» **Stored data**
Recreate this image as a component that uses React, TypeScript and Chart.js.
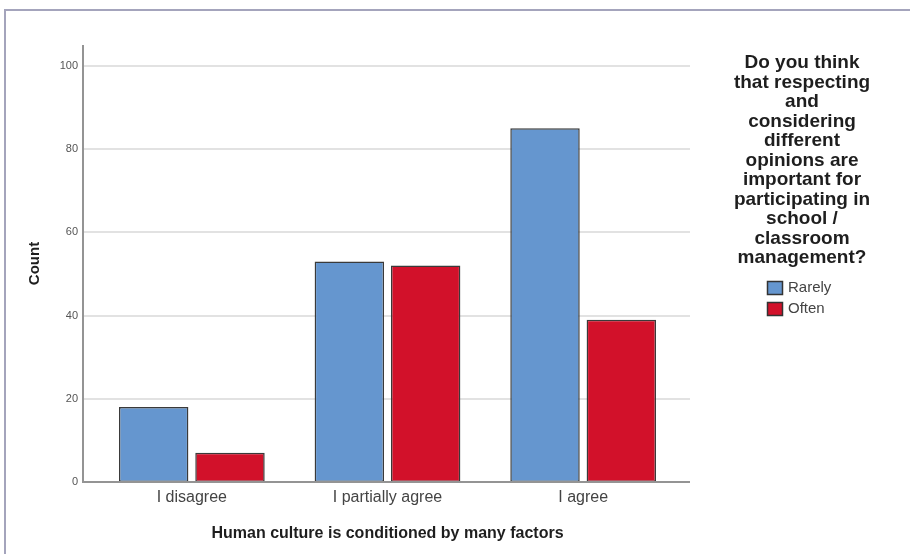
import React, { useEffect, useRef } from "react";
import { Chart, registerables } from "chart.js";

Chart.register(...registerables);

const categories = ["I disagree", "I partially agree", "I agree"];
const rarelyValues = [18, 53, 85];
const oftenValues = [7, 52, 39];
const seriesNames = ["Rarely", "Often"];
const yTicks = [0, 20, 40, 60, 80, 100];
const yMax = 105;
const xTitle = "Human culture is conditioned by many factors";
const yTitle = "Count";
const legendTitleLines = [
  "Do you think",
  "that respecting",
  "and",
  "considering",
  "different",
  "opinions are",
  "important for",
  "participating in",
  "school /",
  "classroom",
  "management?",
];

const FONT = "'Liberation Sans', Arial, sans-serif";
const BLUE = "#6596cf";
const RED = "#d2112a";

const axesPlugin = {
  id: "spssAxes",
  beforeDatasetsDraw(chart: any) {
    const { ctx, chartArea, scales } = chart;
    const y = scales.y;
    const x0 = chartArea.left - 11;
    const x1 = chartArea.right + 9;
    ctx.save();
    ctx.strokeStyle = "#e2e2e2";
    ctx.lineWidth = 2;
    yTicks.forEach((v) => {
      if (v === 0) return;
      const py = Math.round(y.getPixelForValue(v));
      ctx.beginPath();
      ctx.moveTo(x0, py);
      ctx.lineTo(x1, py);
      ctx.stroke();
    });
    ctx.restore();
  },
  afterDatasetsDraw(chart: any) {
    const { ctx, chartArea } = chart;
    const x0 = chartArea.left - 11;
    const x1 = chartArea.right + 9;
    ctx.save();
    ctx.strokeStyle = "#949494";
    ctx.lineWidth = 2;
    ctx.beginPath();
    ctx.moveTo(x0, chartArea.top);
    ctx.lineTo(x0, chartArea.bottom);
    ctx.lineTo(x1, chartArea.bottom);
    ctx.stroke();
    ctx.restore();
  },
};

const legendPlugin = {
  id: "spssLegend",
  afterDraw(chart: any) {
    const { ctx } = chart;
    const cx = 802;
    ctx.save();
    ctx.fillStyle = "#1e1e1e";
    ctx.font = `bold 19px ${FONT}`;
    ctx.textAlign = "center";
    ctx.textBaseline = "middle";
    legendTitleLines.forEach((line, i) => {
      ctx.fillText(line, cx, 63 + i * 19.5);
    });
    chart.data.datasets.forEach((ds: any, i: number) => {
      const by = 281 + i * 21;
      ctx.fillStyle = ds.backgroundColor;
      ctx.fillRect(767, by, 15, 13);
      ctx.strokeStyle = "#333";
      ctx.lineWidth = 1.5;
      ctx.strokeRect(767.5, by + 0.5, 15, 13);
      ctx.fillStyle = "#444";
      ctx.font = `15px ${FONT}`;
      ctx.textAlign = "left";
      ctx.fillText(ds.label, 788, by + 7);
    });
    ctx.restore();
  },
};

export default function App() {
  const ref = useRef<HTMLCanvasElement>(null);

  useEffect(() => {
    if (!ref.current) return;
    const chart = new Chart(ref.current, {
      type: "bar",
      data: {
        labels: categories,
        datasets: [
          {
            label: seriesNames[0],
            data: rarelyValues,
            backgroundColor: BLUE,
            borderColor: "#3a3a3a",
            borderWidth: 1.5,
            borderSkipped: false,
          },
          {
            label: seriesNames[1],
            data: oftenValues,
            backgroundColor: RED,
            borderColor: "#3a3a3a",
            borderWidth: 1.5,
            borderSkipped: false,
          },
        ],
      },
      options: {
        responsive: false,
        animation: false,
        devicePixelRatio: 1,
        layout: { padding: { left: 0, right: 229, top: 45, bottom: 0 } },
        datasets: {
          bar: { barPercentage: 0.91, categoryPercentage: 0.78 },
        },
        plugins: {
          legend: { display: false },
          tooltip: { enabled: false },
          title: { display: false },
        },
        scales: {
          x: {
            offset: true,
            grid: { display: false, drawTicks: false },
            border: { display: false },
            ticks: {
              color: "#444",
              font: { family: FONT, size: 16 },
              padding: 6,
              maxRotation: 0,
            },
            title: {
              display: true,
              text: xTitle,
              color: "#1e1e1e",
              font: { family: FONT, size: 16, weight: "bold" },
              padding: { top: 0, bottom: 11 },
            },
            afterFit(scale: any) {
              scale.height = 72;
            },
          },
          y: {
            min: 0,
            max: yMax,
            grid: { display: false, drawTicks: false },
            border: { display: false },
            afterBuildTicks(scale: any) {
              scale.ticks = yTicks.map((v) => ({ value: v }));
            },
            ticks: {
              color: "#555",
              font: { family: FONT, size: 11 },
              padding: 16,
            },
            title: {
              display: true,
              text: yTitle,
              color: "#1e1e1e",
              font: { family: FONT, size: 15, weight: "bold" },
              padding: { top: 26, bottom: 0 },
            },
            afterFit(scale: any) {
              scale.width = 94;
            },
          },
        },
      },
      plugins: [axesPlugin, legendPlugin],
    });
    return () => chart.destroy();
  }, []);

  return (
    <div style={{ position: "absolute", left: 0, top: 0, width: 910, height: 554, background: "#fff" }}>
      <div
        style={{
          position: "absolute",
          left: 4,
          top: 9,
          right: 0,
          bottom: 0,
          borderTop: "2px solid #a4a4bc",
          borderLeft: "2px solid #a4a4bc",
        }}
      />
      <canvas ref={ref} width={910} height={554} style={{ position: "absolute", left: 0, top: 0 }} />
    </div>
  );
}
...
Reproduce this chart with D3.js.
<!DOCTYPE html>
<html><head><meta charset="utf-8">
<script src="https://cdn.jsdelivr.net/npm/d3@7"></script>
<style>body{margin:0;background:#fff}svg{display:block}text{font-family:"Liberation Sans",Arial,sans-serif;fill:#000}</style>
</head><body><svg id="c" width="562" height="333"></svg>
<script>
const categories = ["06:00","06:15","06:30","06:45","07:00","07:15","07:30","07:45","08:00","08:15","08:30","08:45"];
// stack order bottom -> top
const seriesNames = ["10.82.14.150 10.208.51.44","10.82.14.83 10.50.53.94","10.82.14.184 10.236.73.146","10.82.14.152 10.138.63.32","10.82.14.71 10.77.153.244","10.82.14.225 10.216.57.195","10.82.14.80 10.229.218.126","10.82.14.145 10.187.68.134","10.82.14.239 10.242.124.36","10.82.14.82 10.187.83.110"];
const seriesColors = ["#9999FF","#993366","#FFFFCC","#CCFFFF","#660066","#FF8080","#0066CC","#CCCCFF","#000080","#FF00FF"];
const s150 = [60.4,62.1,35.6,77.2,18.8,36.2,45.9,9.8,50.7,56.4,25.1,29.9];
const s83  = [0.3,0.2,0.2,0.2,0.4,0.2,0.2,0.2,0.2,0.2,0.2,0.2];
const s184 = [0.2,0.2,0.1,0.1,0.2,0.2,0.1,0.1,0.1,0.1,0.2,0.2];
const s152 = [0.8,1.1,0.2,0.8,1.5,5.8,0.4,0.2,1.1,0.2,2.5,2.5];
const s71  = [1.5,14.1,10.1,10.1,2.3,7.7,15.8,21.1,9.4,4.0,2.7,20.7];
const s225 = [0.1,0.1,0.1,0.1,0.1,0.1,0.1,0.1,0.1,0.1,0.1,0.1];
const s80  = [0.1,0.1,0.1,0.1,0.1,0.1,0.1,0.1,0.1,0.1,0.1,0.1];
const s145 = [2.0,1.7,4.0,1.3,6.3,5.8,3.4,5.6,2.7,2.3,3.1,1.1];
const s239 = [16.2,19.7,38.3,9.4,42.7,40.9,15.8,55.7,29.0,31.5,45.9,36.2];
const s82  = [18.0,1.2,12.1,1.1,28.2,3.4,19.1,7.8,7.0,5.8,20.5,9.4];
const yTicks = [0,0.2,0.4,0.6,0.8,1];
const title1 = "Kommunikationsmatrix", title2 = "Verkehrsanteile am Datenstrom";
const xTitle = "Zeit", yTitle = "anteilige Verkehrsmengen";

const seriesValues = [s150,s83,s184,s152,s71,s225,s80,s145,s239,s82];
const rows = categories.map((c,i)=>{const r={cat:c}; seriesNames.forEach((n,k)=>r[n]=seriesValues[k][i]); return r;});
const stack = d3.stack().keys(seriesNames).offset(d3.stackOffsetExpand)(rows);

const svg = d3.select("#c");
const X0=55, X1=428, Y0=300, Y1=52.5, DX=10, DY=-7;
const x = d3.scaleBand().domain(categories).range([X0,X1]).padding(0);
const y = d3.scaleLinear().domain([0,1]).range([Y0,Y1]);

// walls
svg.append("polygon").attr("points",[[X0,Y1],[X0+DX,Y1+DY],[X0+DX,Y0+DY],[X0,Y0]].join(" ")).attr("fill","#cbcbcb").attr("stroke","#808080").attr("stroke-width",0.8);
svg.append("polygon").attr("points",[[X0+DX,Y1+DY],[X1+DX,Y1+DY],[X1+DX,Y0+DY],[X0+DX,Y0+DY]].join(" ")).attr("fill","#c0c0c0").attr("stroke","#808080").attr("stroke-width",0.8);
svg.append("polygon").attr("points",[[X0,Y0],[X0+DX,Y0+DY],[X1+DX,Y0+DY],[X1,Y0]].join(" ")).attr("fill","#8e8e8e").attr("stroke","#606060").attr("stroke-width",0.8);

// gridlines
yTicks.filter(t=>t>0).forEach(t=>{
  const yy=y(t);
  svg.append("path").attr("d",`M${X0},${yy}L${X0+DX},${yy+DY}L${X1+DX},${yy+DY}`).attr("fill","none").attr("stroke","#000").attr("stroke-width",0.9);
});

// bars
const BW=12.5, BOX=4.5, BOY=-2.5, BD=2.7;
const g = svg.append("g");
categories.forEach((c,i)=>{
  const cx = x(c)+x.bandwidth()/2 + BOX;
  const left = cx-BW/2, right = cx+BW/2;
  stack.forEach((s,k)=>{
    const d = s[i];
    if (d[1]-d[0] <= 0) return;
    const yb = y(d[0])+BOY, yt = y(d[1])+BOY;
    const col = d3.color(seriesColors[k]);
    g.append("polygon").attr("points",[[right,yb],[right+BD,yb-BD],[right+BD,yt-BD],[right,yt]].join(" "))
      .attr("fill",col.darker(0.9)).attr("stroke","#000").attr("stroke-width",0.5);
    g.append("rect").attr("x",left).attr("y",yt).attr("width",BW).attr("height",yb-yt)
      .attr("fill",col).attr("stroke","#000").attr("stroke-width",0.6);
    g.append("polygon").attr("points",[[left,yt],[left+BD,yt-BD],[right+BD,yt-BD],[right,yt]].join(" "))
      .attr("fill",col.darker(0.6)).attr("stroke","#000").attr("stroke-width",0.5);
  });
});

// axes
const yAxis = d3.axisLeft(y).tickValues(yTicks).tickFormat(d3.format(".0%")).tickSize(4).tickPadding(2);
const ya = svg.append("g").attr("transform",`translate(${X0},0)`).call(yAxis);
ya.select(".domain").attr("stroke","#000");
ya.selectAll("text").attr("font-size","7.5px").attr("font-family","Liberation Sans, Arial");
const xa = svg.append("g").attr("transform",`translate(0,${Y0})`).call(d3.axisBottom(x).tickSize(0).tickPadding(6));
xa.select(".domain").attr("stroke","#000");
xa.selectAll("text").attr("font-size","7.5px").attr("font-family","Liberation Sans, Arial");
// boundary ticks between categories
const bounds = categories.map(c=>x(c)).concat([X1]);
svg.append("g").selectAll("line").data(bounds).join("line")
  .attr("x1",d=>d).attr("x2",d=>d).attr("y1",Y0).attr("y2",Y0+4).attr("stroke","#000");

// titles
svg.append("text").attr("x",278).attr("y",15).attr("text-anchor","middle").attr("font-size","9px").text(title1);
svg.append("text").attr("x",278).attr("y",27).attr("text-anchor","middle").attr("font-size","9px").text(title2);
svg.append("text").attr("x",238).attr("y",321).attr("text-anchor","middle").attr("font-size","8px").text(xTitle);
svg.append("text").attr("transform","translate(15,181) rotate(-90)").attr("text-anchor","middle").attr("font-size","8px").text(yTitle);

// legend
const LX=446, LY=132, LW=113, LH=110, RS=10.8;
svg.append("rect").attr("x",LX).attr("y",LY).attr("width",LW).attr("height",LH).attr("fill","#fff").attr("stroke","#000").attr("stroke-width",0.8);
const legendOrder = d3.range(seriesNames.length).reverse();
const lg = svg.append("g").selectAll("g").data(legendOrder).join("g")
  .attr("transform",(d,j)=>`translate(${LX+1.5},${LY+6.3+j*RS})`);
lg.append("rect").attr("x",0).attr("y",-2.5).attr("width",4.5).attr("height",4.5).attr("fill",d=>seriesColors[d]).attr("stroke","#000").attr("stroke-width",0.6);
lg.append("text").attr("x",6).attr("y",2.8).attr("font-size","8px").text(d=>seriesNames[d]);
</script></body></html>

» **Your instructions**
Except for the pictures, write out exactly the lines from the line that contains "Recreate this image" through the line that contains "Chart.register(...registerables);", including both.

» **Expected output**
Recreate this image as a component that uses React, TypeScript and Chart.js.
import React, { useEffect, useRef } from "react";
import { Chart, registerables } from "chart.js";

Chart.register(...registerables);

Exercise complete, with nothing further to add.